Let $f: [0, 1]\rightarrow R$ be continuous and suppose that $f(0) = f(1)$. Prove there is $x$ such that $f(x)=f(x+\frac{1}{n})$

Question

Let $f: [0, 1]\rightarrow R$ be continuous and suppose that $f(0) = f(1)$. Prove that for each positive integer $n$ there is an $x$ in $[0, 1 - \frac{1}{n}]$ such that $f(x) = f(x + \frac{1}{n}$).

Without loss of generality, take $f(0)=f(1)=0$. I have been able to show that if $f(x)\ge 0$ or $f(x)\le 0$ the statement is true. It actually isn't that difficult to show. The trick is to define $g_n(x) = f(x+\frac{1}{n})-f(x)$, on $[0,1-\frac{1}{n}]$ then notice that $g(0)=f(\frac{1}{n})$ and $g(1-\frac{1}{n}) = -f(1-\frac{1}{n})$. We want to exclude the cases where $f(\frac{1}{n})=0$ and $f(1-\frac{1}{n})=0$ since that will immediately prove our statement. Using our condition $f(x)\ge 0$ and $f(x)\le 0$ and applying intermediate value theorem, we deduce that there's some $c$ such that $g_n(c)=0$.

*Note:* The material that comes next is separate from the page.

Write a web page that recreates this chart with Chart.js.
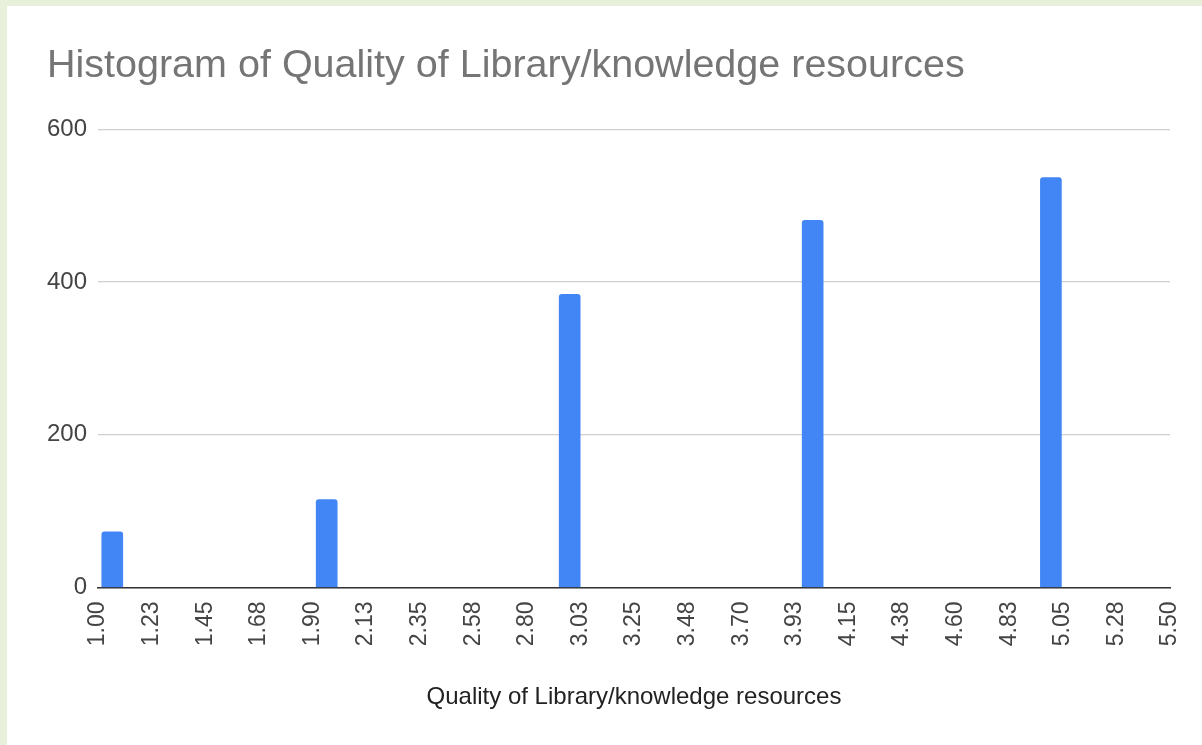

When we don't have the condition $f(x)\ge 0$ and $f(x)\le 0$, we could have continuous function such that $f(\frac{1}{n})\cdot f(1-\frac{1}{n}) = -|f(\frac{1}{n})\cdot f(1-\frac{1}{n})|$ (this is a long way of saying they have different sign). Notice that the method I described in the paragraph above can be extended to any interval $[a,b]$ if $b-a\ge \dfrac{1}{n}$. The main obstacle I face right now is that $f$ could have at least $n$ zeros such that the distance between any consecutive zeros the distance is at most $\frac{1}{n}$.

However, I have struggled with this problem for a while now and I have made little progress. I would appreciate some hints, but please don't post complete solutions.

Answer 1

Let $g_n(x)=f\left(x+\frac{1}{n}\right)-f(x)$, then $$\sum_{k=0}^{n-1}g_n\left(\frac{k}{n}\right)=f(1)-f(0)=0$$ Thus there exists $k$ such that $g_n\left(\frac{k}{n}\right) g_n\left(\frac{k+1}{n}\right)\leqslant 0$. Since $f$ is continuous, $g_n$ is continuous and there exists $x\in\left[\frac{k}{n},\frac{k+1}{n}\right]$ such that $g_n(x)=0$ using intermediate value theorem. Since $g_n$ is defined on $\left[0,1-\frac{1}{n}\right]$, $x\in \left[0,1-\frac{1}{n}\right]$.

Answer 2

Suppose on the contrary that no such $x$ exists. Then the function $g(x) = f(x) - f(x + 1/n)$ is continuous; WLOG, take $g$ to be strictly positive over $[0, \frac{n - 1}{n}]$. Then we have

\begin{equation} \begin{split} g(0) + g(1/n) + ... + g(\frac{n - 1}{n}) &= f(0) - f(1/n) + f(1/n) - f(2/n) + ... + f(\frac{n - 1}{n}) - f(1) \\ &= f(0) - f(1) \\ &= 0 \end{split} \end{equation}

But this contradicts the fact that $g$ is strictly positive.